> [Work required] From the first line of the data down to and including the line with "y_ticks = [-3, -2, -1, 0, 1, 2, 3]", copy everything exactly, leaving out pictures.

> [Data block]

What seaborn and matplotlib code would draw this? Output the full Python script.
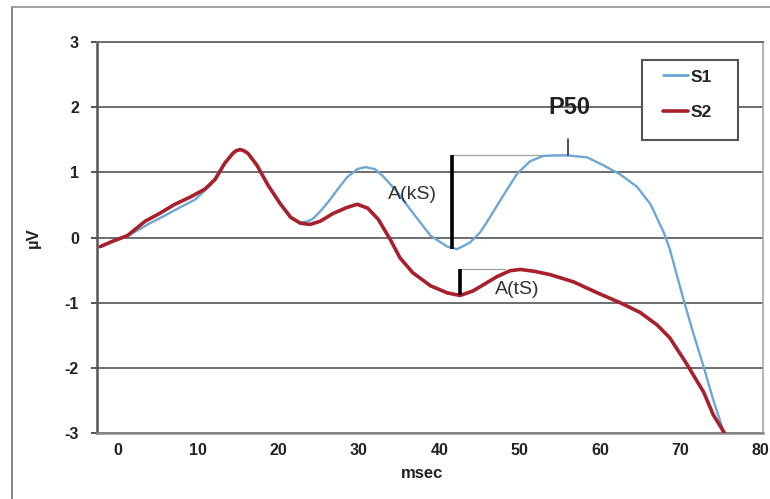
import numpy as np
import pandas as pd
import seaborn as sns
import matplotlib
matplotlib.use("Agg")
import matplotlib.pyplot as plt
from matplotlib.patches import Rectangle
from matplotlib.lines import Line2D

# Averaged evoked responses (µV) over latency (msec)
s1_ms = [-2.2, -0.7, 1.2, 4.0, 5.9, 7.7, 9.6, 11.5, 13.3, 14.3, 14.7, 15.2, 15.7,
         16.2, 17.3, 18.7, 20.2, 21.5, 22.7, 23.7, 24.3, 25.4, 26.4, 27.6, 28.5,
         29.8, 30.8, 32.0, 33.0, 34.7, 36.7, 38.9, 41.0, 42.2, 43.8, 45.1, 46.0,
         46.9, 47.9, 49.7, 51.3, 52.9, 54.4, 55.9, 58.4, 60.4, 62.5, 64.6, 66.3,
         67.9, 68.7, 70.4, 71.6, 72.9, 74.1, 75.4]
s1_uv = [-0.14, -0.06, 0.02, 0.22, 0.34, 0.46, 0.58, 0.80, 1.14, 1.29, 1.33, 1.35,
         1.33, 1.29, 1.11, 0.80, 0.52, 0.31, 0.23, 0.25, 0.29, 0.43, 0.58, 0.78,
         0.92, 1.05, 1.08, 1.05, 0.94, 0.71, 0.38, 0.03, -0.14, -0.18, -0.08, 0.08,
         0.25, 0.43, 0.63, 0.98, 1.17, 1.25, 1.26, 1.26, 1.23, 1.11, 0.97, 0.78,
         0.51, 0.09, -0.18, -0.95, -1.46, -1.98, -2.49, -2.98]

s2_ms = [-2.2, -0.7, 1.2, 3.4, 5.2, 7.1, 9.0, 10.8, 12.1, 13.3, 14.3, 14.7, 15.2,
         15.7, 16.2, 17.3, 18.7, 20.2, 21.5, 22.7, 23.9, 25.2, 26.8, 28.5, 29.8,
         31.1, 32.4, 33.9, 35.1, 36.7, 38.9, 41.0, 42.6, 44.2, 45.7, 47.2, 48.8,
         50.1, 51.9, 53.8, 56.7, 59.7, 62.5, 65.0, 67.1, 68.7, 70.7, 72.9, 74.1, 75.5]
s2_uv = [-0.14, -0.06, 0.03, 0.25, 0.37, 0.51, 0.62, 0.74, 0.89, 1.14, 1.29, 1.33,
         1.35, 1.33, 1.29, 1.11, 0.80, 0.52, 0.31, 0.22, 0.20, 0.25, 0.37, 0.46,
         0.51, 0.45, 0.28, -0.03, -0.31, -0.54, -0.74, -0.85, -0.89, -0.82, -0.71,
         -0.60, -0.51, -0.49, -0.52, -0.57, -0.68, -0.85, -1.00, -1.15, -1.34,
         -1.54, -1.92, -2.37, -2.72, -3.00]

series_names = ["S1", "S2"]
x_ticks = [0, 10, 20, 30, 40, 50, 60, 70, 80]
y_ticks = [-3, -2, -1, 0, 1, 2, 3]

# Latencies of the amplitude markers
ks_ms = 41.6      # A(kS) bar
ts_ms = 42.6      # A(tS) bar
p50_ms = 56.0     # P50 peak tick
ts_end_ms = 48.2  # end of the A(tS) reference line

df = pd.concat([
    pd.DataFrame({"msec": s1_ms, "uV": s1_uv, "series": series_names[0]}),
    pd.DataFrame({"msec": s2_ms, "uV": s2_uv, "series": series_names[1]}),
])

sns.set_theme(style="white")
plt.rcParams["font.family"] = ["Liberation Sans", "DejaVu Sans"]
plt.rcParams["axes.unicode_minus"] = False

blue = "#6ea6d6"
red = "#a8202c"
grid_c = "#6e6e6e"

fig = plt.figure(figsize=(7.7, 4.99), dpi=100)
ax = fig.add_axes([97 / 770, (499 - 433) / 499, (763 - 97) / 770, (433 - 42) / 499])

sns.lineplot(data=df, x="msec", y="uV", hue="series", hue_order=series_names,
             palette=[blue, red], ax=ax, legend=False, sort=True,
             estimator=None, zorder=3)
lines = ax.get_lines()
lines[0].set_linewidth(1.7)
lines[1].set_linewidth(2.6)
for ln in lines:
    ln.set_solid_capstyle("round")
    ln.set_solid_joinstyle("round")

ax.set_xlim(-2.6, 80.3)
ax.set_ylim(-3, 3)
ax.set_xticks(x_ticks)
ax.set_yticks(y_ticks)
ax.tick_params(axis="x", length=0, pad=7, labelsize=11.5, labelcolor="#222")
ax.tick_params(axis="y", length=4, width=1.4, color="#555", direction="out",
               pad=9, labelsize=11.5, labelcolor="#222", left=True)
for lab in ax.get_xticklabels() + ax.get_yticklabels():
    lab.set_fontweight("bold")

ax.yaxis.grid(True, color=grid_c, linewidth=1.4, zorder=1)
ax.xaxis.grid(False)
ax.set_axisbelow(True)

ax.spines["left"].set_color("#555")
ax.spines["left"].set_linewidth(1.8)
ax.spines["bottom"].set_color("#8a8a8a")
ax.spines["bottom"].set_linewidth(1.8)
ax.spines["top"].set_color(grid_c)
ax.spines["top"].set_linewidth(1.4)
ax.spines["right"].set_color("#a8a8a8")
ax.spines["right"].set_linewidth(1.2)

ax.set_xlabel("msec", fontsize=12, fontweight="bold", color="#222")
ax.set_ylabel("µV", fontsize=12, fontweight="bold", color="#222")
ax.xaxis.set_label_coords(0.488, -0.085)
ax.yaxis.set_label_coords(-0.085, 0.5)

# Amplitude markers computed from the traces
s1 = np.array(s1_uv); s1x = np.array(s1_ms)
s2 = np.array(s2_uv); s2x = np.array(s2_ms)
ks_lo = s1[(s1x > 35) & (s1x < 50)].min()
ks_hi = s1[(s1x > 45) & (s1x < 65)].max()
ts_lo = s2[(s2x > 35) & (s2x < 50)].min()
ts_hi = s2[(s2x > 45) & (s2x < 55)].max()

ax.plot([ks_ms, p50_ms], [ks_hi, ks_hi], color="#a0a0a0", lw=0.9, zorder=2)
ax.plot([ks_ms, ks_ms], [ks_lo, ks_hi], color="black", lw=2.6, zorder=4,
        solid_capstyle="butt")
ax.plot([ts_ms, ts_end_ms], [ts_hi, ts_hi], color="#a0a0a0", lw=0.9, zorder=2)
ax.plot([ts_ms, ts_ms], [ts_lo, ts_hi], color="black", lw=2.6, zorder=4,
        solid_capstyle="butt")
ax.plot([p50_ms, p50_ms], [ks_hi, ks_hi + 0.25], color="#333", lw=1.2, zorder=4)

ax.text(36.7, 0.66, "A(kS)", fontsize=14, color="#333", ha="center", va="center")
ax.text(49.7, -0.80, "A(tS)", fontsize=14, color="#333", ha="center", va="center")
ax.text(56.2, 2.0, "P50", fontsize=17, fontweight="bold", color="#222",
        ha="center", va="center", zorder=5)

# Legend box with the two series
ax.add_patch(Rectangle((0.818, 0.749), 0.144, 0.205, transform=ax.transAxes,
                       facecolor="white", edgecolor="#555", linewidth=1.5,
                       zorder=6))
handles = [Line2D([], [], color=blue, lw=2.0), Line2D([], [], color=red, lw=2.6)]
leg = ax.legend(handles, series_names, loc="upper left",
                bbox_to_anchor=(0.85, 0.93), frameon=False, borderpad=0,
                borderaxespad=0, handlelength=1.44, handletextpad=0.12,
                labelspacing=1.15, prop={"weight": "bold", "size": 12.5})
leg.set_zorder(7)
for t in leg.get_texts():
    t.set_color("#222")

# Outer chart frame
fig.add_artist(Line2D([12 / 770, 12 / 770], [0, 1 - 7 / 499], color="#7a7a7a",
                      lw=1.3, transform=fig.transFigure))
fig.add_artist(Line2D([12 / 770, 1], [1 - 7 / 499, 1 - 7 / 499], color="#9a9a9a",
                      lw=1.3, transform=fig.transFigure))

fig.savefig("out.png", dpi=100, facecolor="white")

> [Solution to the problem]
What seaborn and matplotlib code would draw this? Output the full Python script.
import numpy as np
import pandas as pd
import seaborn as sns
import matplotlib
matplotlib.use("Agg")
import matplotlib.pyplot as plt
from matplotlib.patches import Rectangle
from matplotlib.lines import Line2D

# Averaged evoked responses (µV) over latency (msec)
s1_ms = [-2.2, -0.7, 1.2, 4.0, 5.9, 7.7, 9.6, 11.5, 13.3, 14.3, 14.7, 15.2, 15.7,
         16.2, 17.3, 18.7, 20.2, 21.5, 22.7, 23.7, 24.3, 25.4, 26.4, 27.6, 28.5,
         29.8, 30.8, 32.0, 33.0, 34.7, 36.7, 38.9, 41.0, 42.2, 43.8, 45.1, 46.0,
         46.9, 47.9, 49.7, 51.3, 52.9, 54.4, 55.9, 58.4, 60.4, 62.5, 64.6, 66.3,
         67.9, 68.7, 70.4, 71.6, 72.9, 74.1, 75.4]
s1_uv = [-0.14, -0.06, 0.02, 0.22, 0.34, 0.46, 0.58, 0.80, 1.14, 1.29, 1.33, 1.35,
         1.33, 1.29, 1.11, 0.80, 0.52, 0.31, 0.23, 0.25, 0.29, 0.43, 0.58, 0.78,
         0.92, 1.05, 1.08, 1.05, 0.94, 0.71, 0.38, 0.03, -0.14, -0.18, -0.08, 0.08,
         0.25, 0.43, 0.63, 0.98, 1.17, 1.25, 1.26, 1.26, 1.23, 1.11, 0.97, 0.78,
         0.51, 0.09, -0.18, -0.95, -1.46, -1.98, -2.49, -2.98]

s2_ms = [-2.2, -0.7, 1.2, 3.4, 5.2, 7.1, 9.0, 10.8, 12.1, 13.3, 14.3, 14.7, 15.2,
         15.7, 16.2, 17.3, 18.7, 20.2, 21.5, 22.7, 23.9, 25.2, 26.8, 28.5, 29.8,
         31.1, 32.4, 33.9, 35.1, 36.7, 38.9, 41.0, 42.6, 44.2, 45.7, 47.2, 48.8,
         50.1, 51.9, 53.8, 56.7, 59.7, 62.5, 65.0, 67.1, 68.7, 70.7, 72.9, 74.1, 75.5]
s2_uv = [-0.14, -0.06, 0.03, 0.25, 0.37, 0.51, 0.62, 0.74, 0.89, 1.14, 1.29, 1.33,
         1.35, 1.33, 1.29, 1.11, 0.80, 0.52, 0.31, 0.22, 0.20, 0.25, 0.37, 0.46,
         0.51, 0.45, 0.28, -0.03, -0.31, -0.54, -0.74, -0.85, -0.89, -0.82, -0.71,
         -0.60, -0.51, -0.49, -0.52, -0.57, -0.68, -0.85, -1.00, -1.15, -1.34,
         -1.54, -1.92, -2.37, -2.72, -3.00]

series_names = ["S1", "S2"]
x_ticks = [0, 10, 20, 30, 40, 50, 60, 70, 80]
y_ticks = [-3, -2, -1, 0, 1, 2, 3]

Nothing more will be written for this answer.